À ce moment, nous dit Rav J. Sacks, Moché perçoit avec une acuité toute particulière le mérite de la 'Avoda qui échoit à son frère Aharon et qui va lui échapper définitivement. Il se remémore probablement de l’origine de cette « séparation des pouvoirs » entre lui, le prophète, et son frère Aharon, le grand prêtre, qui remonte à l’épisode du « buisson ardent ». Hachem l’avait alors désigné pour aller parler au peuple et leur annoncer leur prochaine libération, mais Moché avait résisté, exprimant ses doutes et son sentiment de ne pas pouvoir assumer cette fonction. C’est à ce moment-là que Hachem lui a associé Aharon qui allait le seconder pendant la sortie d’Égypte et qui assumerait ensuite le rôle de « grand prêtre », privilège qu’il pourra même transmettre à ses enfants. Pourtant, nos Sages nous rapportent que D.ieu avait initialement pensé les choses autrement : "À l'origine [dit Dieu], J'avais prévu que tu serais prêtre et qu'Aharon, ton frère, serait Lévite. Maintenant, c'est lui qui sera prêtre et toi, tu seras Lévite". (Talmud de Babylone, Traité Zeva'him 102a)
Désormais, Moché comprend qu’il doit renoncer à la 'Avoda, au service du Michkan, aux sacrifices quotidiens, aux rituels de l’expiation des fautes de Yom Kippour dans le Kodech Hakodachim, et à tant d’autres fonctions éminentes. Bien qu’il aime intensément son frère Aharon et qu’il se réjouisse pour lui, ce renoncement ne peut le laisser indifférent, et la « Chalchélèt » vient en témoigner.
C’est ainsi que ce signe de cantillation atypique vient nous rappeler que les hommes, et notamment, ceux qui occupent des responsabilités, les leaders, sont régulièrement confrontés à des moments de vérité où ils doivent clarifier leur identité, leurs valeurs, et leurs compétences. Reconnaître qui l’on est vraiment, suppose bien souvent de reconnaître qui l’on n’est pas, et de l’accepter de bonne grâce afin de pouvoir donner le meilleur de nous-mêmes là où nous sommes. « Celui qui veut attraper trop de choses, n’attrape finalement rien ; alors que celui qui essaie d’attraper peu, finit par attraper quelque chose", nous disent les maîtres du Talmud.
C’est précisément le rôle d’un leader de savoir précisément quelle est sa place, quelles sont ses compétences, et là où sa « valeur ajoutée » est la plus forte.
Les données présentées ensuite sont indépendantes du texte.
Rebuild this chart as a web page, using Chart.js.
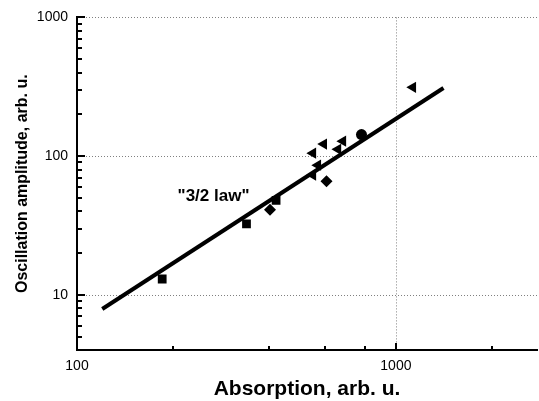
<!DOCTYPE html>
<html><head><meta charset="utf-8">
<script src="https://cdn.jsdelivr.net/npm/chart.js@4/dist/chart.umd.min.js"></script>
<style>html,body{margin:0;padding:0;background:#fff;overflow:hidden}canvas{display:block}</style>
</head><body>
<canvas id="c" width="539" height="401"></canvas>
<script>
// ---- data ----
const squareX = [185, 340, 421];
const squareY = [13, 32.5, 48];
const diamondX = [403, 606];
const diamondY = [41, 66];
const circleX = [780];
const circleY = [143];
const triangleX = [549, 594, 658, 682, 569, 549, 1130];
const triangleY = [105, 122, 112, 128, 86, 73, 313];
const fitX = [120, 1410];
const fitY = [7.9, 310];
const lawLabel = '"3/2 law"';
const lawPos = [268, 51.5];
const xTicks = [100, 200, 400, 600, 800, 1000, 2000];
const yTicks = [4,5,6,7,8,9,10,20,30,40,50,60,70,80,90,100,200,300,400,500,600,700,800,900,1000];
const xLabels = [100, 1000];
const yLabels = [10, 100, 1000];
const xGrid = [1000];
const yGrid = [10, 100, 1000];
const xTitle = 'Absorption, arb. u.';
const yTitle = 'Oscillation amplitude, arb. u.';

const pts = (xs, ys) => xs.map((x, i) => ({x, y: ys[i]}));
const FONT = "'Liberation Sans', Arial, sans-serif";
const isMajor = v => Math.abs(Math.log10(v) - Math.round(Math.log10(v))) < 1e-9;

const dottedGrid = {
  id: 'dottedGrid',
  beforeDatasetsDraw(chart) {
    const {ctx, chartArea: a} = chart;
    const xs = chart.scales.x, ys = chart.scales.y;
    ctx.save();
    ctx.strokeStyle = '#808080';
    ctx.lineWidth = 1;
    ctx.setLineDash([1, 2]);
    ctx.beginPath();
    yGrid.forEach(v => {
      const p = Math.round(ys.getPixelForValue(v)) + 0.5;
      ctx.moveTo(a.left, p); ctx.lineTo(a.right, p);
    });
    xGrid.forEach(v => {
      const p = Math.round(xs.getPixelForValue(v)) + 0.5;
      ctx.moveTo(p, a.top); ctx.lineTo(p, a.bottom);
    });
    ctx.stroke();
    ctx.restore();
  }
};

const inwardTicks = {
  id: 'inwardTicks',
  afterDraw(chart) {
    const {ctx, chartArea: a} = chart;
    const xs = chart.scales.x, ys = chart.scales.y;
    ctx.save();
    ctx.strokeStyle = '#000';
    ctx.lineWidth = 2;
    ctx.beginPath();
    yTicks.forEach(v => {
      const p = Math.round(ys.getPixelForValue(v));
      const len = isMajor(v) ? 8 : 5;
      ctx.moveTo(a.left, p); ctx.lineTo(a.left + len, p);
    });
    xTicks.forEach(v => {
      if (v === 100) return;
      const p = Math.round(xs.getPixelForValue(v));
      const len = isMajor(v) ? 7 : 4;
      ctx.moveTo(p, a.bottom); ctx.lineTo(p, a.bottom - len);
    });
    ctx.stroke();
    ctx.restore();
  }
};

const lawText = {
  id: 'lawText',
  afterDatasetsDraw(chart) {
    const {ctx} = chart;
    const x = chart.scales.x.getPixelForValue(lawPos[0]);
    const y = chart.scales.y.getPixelForValue(lawPos[1]);
    ctx.save();
    ctx.fillStyle = '#000';
    ctx.font = "bold 17px " + FONT;
    ctx.textAlign = 'center';
    ctx.textBaseline = 'middle';
    ctx.fillText(lawLabel, x, y);
    ctx.restore();
  }
};

new Chart(document.getElementById('c'), {
  type: 'scatter',
  data: {
    datasets: [
      {data: pts(fitX, fitY), showLine: true, borderColor: '#000', borderWidth: 4, pointRadius: 0, borderCapStyle: 'butt'},
      {data: pts(squareX, squareY), pointStyle: 'rect', pointRadius: 6.2, backgroundColor: '#000', borderWidth: 0},
      {data: pts(diamondX, diamondY), pointStyle: 'rectRot', pointRadius: 6, backgroundColor: '#000', borderWidth: 0},
      {data: pts(circleX, circleY), pointStyle: 'circle', pointRadius: 5.5, backgroundColor: '#000', borderWidth: 0},
      {data: pts(triangleX, triangleY), pointStyle: 'triangle', rotation: -90, pointRadius: 6.5, backgroundColor: '#000', borderWidth: 0}
    ]
  },
  options: {
    responsive: false,
    animation: false,
    events: [],
    layout: {autoPadding: false, padding: {top: 17, right: 2, left: 0, bottom: 0}},
    plugins: {legend: {display: false}, tooltip: {enabled: false}},
    scales: {
      x: {
        type: 'logarithmic', min: 100, max: 2770,
        afterBuildTicks: s => { s.ticks = xTicks.map(v => ({value: v})); },
        afterFit: s => { s.height = 51; s.paddingLeft = 0; s.paddingRight = 0; },
        grid: {display: false, drawTicks: false},
        border: {display: true, color: '#000', width: 2},
        ticks: {autoSkip: false, maxRotation: 0, padding: 8, color: '#000',
          font: {family: FONT, size: 14},
          callback: v => xLabels.includes(v) ? String(v) : ''},
        title: {display: true, text: xTitle, color: '#000', padding: {top: 0, bottom: 0},
          font: {family: FONT, size: 21, weight: 'bold', lineHeight: 1.1}}
      },
      y: {
        type: 'logarithmic', min: 4, max: 1000,
        afterBuildTicks: s => { s.ticks = yTicks.map(v => ({value: v})); },
        afterFit: s => { s.width = 77; },
        grid: {display: false, drawTicks: false},
        border: {display: true, color: '#000', width: 2},
        ticks: {autoSkip: false, padding: 9, color: '#000',
          font: {family: FONT, size: 14},
          callback: v => yLabels.includes(v) ? String(v) : ''},
        title: {display: true, text: yTitle, color: '#000', padding: {top: 13, bottom: 0},
          font: {family: FONT, size: 16, weight: 'bold'}}
      }
    }
  },
  plugins: [dottedGrid, inwardTicks, lawText]
});
</script>
</body></html>
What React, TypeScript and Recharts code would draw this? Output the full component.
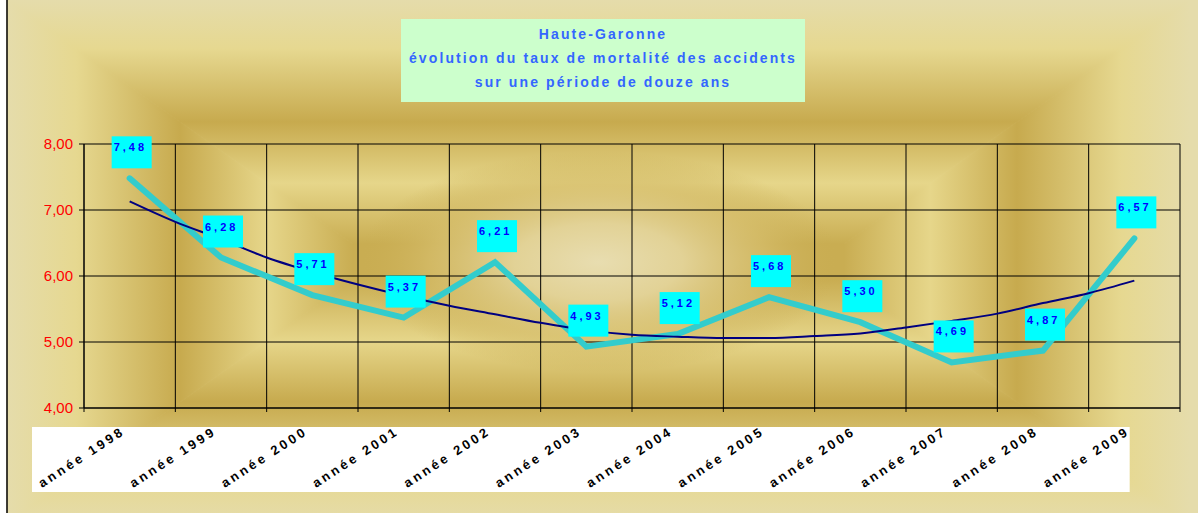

Il pourra alors avoir un impact maximum, et il sera aussi en mesure de s’entourer intelligemment avec les compétences complémentaires aux siennes.
« Gouverner, c’est choisir » avait clamé Pierre Mendès-France dans un discours resté célèbre. Et, de fait, gouverner, diriger, assumer des responsabilité suppose de faire des choix, de renoncer à certains projets ou certains désirs, pour faire aboutir d’autres priorités et assurer une cohérence collective. C’est le propre des grands leaders d’être capables, non sans ressentir un déchirement intérieur, de reconnaître ce qu’ils peuvent faire mais aussi et surtout ce qu’ils ne peuvent pas faire, et de faire émerger d’autres leaders à leurs côtés pour assumer les fonctions qu’ils n’occuperont pas.
Ainsi, en est-il de Moché qui prépare lui-même Aharon pour assumer son rôle de « Grand Prêtre » et qui intronisera plus tard Yéhochoua pour prendre sa succession à la tête du peuple et entrer en terre d’Israël.
Ce faisant, il a donné à tout le peuple la force et la capacité de continuer l’aventure de manière autonome, et il a permis au projet divin de s’accomplir, même en son absence. C’est probablement là, la signature des grands leaders : être capable de faire émerger d’autres leaders, en sachant ne pas se rendre indispensable.
Puisse l’Éternel nous permettre de comprendre quelle est notre place, quelles sont nos compétences et comment nous pouvons servir le projet divin afin de faire grandir nos qualités intérieures, mais aussi permettre à ceux qui nous entourent d’exprimer leurs propres qualités.